Brief
No images are to be carried over; print all other material exactly as it stands.

Data excerpt

+ + + +

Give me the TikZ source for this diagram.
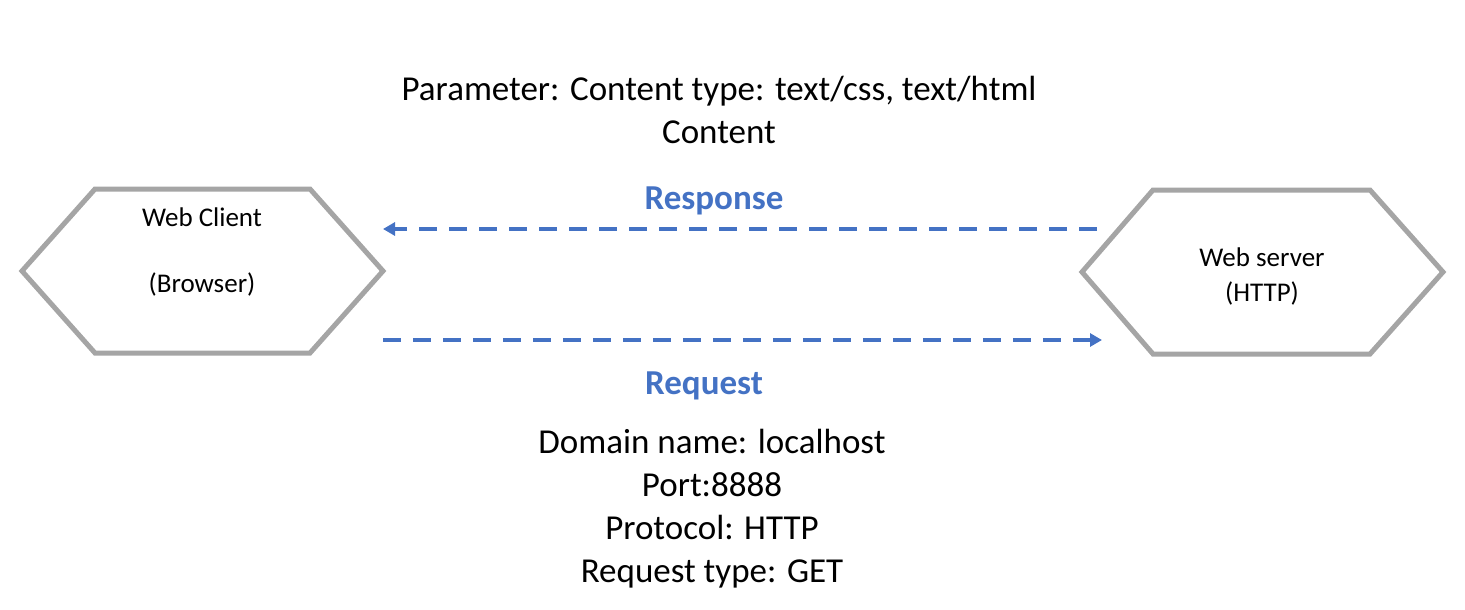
\documentclass[tikz,border=0pt]{standalone}
\usepackage{fontspec}
\setmainfont{Carlito}
\usetikzlibrary{arrows.meta}
\definecolor{hexgray}{HTML}{A5A5A5}
\definecolor{msblue}{HTML}{4472C4}
\tikzset{
  hexline/.style={draw=hexgray, line width=5pt, line join=miter},
  flow/.style={draw=msblue, line width=4pt, dash pattern=on 18pt off 12pt, -{Triangle[length=12pt,width=13pt]}},
  bigtext/.style={font=\fontsize{35pt}{43pt}\selectfont, align=center, inner sep=0pt},
  hextext/.style={font=\fontsize{27pt}{35pt}\selectfont, align=center, inner sep=0pt},
  flowlabel/.style={font=\fontsize{35pt}{40pt}\selectfont\bfseries, text=msblue, inner sep=0pt}
}
\begin{document}
\begin{tikzpicture}[x=1pt,y=-1pt]
\useasboundingbox (0,0) rectangle (1465,610);
% left hexagon
\draw[hexline] (22,271) -- (95,189) -- (310,189) -- (383,271) -- (310,353) -- (95,353) -- cycle;
% right hexagon
\draw[hexline] (1082,272) -- (1153,190) -- (1370,190) -- (1443,272) -- (1370,354) -- (1153,354) -- cycle;
\node[hextext] (client) at (202,252) {Web Client\\[31pt](Browser)};
\node[hextext] (server) at (1262,276) {Web server\\(HTTP)};
% connector end points
\coordinate (respStart) at (1097,229);
\coordinate (respEnd) at (383,229);
\coordinate (reqStart) at (383,340);
\coordinate (reqEnd) at (1102,340);
\draw[flow] (respStart) -- (respEnd);
\draw[flow] (reqStart) -- (reqEnd);
\node[flowlabel] (resp) at (714,201) {Response};
\node[flowlabel] (req) at (704,386) {Request};
\node[bigtext] (param) at (719,110) {Parameter: Content type: text/css, text/html\\Content};
\node[bigtext] (reqinfo) at (712,509) {Domain name: localhost\\Port:8888\\Protocol: HTTP\\Request type: GET};
\end{tikzpicture}
\end{document}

+ + + +

Written reply
Give me the TikZ source for this diagram.
\documentclass[tikz,border=0pt]{standalone}
\usepackage{fontspec}
\setmainfont{Carlito}
\usetikzlibrary{arrows.meta}
\definecolor{hexgray}{HTML}{A5A5A5}
\definecolor{msblue}{HTML}{4472C4}
\tikzset{
  hexline/.style={draw=hexgray, line width=5pt, line join=miter},
  flow/.style={draw=msblue, line width=4pt, dash pattern=on 18pt off 12pt, -{Triangle[length=12pt,width=13pt]}},
  bigtext/.style={font=\fontsize{35pt}{43pt}\selectfont, align=center, inner sep=0pt},
  hextext/.style={font=\fontsize{27pt}{35pt}\selectfont, align=center, inner sep=0pt},
  flowlabel/.style={font=\fontsize{35pt}{40pt}\selectfont\bfseries, text=msblue, inner sep=0pt}
}
\begin{document}
\begin{tikzpicture}[x=1pt,y=-1pt]
\useasboundingbox (0,0) rectangle (1465,610);
% left hexagon
\draw[hexline] (22,271) -- (95,189) -- (310,189) -- (383,271) -- (310,353) -- (95,353) -- cycle;
% right hexagon
\draw[hexline] (1082,272) -- (1153,190) -- (1370,190) -- (1443,272) -- (1370,354) -- (1153,354) -- cycle;
\node[hextext] (client) at (202,252) {Web Client\\[31pt](Browser)};
\node[hextext] (server) at (1262,276) {Web server\\(HTTP)};
% connector end points
\coordinate (respStart) at (1097,229);
\coordinate (respEnd) at (383,229);
\coordinate (reqStart) at (383,340);
\coordinate (reqEnd) at (1102,340);
\draw[flow] (respStart) -- (respEnd);
\draw[flow] (reqStart) -- (reqEnd);
\node[flowlabel] (resp) at (714,201) {Response};
\node[flowlabel] (req) at (704,386) {Request};
\node[bigtext] (param) at (719,110) {Parameter: Content type: text/css, text/html\\Content};
\node[bigtext] (reqinfo) at (712,509) {Domain name: localhost\\Port:8888\\Protocol: HTTP\\Request type: GET};
\end{tikzpicture}
\end{document}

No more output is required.